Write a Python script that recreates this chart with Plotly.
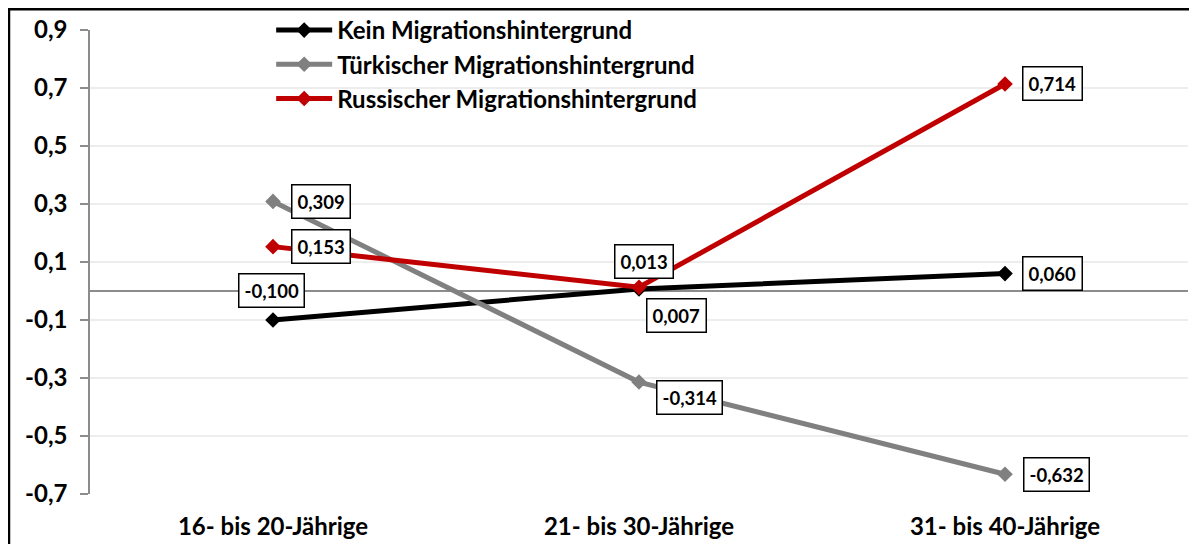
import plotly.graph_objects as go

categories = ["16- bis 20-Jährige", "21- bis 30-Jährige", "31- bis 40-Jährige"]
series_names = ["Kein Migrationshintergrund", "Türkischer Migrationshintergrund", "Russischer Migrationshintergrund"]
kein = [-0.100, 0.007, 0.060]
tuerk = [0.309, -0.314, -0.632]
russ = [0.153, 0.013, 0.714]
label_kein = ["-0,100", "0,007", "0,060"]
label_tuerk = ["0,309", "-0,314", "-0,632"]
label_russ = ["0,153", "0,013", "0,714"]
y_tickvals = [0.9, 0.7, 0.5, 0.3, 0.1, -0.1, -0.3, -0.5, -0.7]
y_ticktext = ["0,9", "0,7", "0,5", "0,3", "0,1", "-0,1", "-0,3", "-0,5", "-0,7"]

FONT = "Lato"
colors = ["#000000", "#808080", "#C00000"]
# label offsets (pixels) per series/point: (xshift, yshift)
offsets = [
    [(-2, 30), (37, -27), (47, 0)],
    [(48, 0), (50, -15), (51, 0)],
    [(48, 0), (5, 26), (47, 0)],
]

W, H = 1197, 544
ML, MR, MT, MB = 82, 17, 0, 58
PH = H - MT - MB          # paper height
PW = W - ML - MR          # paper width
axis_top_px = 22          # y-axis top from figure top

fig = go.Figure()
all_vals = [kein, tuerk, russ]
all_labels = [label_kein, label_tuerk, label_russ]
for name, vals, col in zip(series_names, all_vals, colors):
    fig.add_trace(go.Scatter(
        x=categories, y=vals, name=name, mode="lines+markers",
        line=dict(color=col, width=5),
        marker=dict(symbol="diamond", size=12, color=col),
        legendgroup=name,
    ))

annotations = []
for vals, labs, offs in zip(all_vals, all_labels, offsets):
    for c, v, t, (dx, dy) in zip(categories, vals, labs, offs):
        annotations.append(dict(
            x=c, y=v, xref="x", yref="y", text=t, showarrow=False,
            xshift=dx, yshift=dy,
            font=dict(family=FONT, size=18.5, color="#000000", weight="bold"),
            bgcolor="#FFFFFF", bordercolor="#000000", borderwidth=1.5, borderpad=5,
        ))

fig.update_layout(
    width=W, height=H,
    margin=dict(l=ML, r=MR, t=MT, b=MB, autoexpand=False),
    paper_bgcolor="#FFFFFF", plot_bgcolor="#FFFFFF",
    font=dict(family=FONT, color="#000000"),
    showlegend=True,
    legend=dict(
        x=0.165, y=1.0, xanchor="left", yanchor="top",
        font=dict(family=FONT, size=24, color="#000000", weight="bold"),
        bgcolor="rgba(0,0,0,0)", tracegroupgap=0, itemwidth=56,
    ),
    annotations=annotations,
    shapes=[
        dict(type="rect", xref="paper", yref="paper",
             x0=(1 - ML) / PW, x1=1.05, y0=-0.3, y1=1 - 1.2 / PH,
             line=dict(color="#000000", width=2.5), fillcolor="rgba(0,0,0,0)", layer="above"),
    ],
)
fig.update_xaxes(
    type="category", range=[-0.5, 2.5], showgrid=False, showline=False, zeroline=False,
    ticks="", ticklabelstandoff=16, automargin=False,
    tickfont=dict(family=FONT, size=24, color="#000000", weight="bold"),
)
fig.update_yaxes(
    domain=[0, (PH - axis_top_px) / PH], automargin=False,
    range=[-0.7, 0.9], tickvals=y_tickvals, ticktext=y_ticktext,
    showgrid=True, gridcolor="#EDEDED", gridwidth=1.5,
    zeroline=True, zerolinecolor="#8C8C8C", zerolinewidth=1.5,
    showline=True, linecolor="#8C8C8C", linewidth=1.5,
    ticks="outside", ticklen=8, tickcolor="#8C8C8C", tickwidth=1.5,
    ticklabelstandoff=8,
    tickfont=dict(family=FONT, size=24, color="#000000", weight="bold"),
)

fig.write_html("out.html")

######

▸ Prompt
Transcribe the full listing above exactly as it stands, minus the pictures.

▸ Solution
Write a Python script that recreates this chart with Plotly.
import plotly.graph_objects as go

categories = ["16- bis 20-Jährige", "21- bis 30-Jährige", "31- bis 40-Jährige"]
series_names = ["Kein Migrationshintergrund", "Türkischer Migrationshintergrund", "Russischer Migrationshintergrund"]
kein = [-0.100, 0.007, 0.060]
tuerk = [0.309, -0.314, -0.632]
russ = [0.153, 0.013, 0.714]
label_kein = ["-0,100", "0,007", "0,060"]
label_tuerk = ["0,309", "-0,314", "-0,632"]
label_russ = ["0,153", "0,013", "0,714"]
y_tickvals = [0.9, 0.7, 0.5, 0.3, 0.1, -0.1, -0.3, -0.5, -0.7]
y_ticktext = ["0,9", "0,7", "0,5", "0,3", "0,1", "-0,1", "-0,3", "-0,5", "-0,7"]

FONT = "Lato"
colors = ["#000000", "#808080", "#C00000"]
# label offsets (pixels) per series/point: (xshift, yshift)
offsets = [
    [(-2, 30), (37, -27), (47, 0)],
    [(48, 0), (50, -15), (51, 0)],
    [(48, 0), (5, 26), (47, 0)],
]

W, H = 1197, 544
ML, MR, MT, MB = 82, 17, 0, 58
PH = H - MT - MB          # paper height
PW = W - ML - MR          # paper width
axis_top_px = 22          # y-axis top from figure top

fig = go.Figure()
all_vals = [kein, tuerk, russ]
all_labels = [label_kein, label_tuerk, label_russ]
for name, vals, col in zip(series_names, all_vals, colors):
    fig.add_trace(go.Scatter(
        x=categories, y=vals, name=name, mode="lines+markers",
        line=dict(color=col, width=5),
        marker=dict(symbol="diamond", size=12, color=col),
        legendgroup=name,
    ))

annotations = []
for vals, labs, offs in zip(all_vals, all_labels, offsets):
    for c, v, t, (dx, dy) in zip(categories, vals, labs, offs):
        annotations.append(dict(
            x=c, y=v, xref="x", yref="y", text=t, showarrow=False,
            xshift=dx, yshift=dy,
            font=dict(family=FONT, size=18.5, color="#000000", weight="bold"),
            bgcolor="#FFFFFF", bordercolor="#000000", borderwidth=1.5, borderpad=5,
        ))

fig.update_layout(
    width=W, height=H,
    margin=dict(l=ML, r=MR, t=MT, b=MB, autoexpand=False),
    paper_bgcolor="#FFFFFF", plot_bgcolor="#FFFFFF",
    font=dict(family=FONT, color="#000000"),
    showlegend=True,
    legend=dict(
        x=0.165, y=1.0, xanchor="left", yanchor="top",
        font=dict(family=FONT, size=24, color="#000000", weight="bold"),
        bgcolor="rgba(0,0,0,0)", tracegroupgap=0, itemwidth=56,
    ),
    annotations=annotations,
    shapes=[
        dict(type="rect", xref="paper", yref="paper",
             x0=(1 - ML) / PW, x1=1.05, y0=-0.3, y1=1 - 1.2 / PH,
             line=dict(color="#000000", width=2.5), fillcolor="rgba(0,0,0,0)", layer="above"),
    ],
)
fig.update_xaxes(
    type="category", range=[-0.5, 2.5], showgrid=False, showline=False, zeroline=False,
    ticks="", ticklabelstandoff=16, automargin=False,
    tickfont=dict(family=FONT, size=24, color="#000000", weight="bold"),
)
fig.update_yaxes(
    domain=[0, (PH - axis_top_px) / PH], automargin=False,
    range=[-0.7, 0.9], tickvals=y_tickvals, ticktext=y_ticktext,
    showgrid=True, gridcolor="#EDEDED", gridwidth=1.5,
    zeroline=True, zerolinecolor="#8C8C8C", zerolinewidth=1.5,
    showline=True, linecolor="#8C8C8C", linewidth=1.5,
    ticks="outside", ticklen=8, tickcolor="#8C8C8C", tickwidth=1.5,
    ticklabelstandoff=8,
    tickfont=dict(family=FONT, size=24, color="#000000", weight="bold"),
)

fig.write_html("out.html")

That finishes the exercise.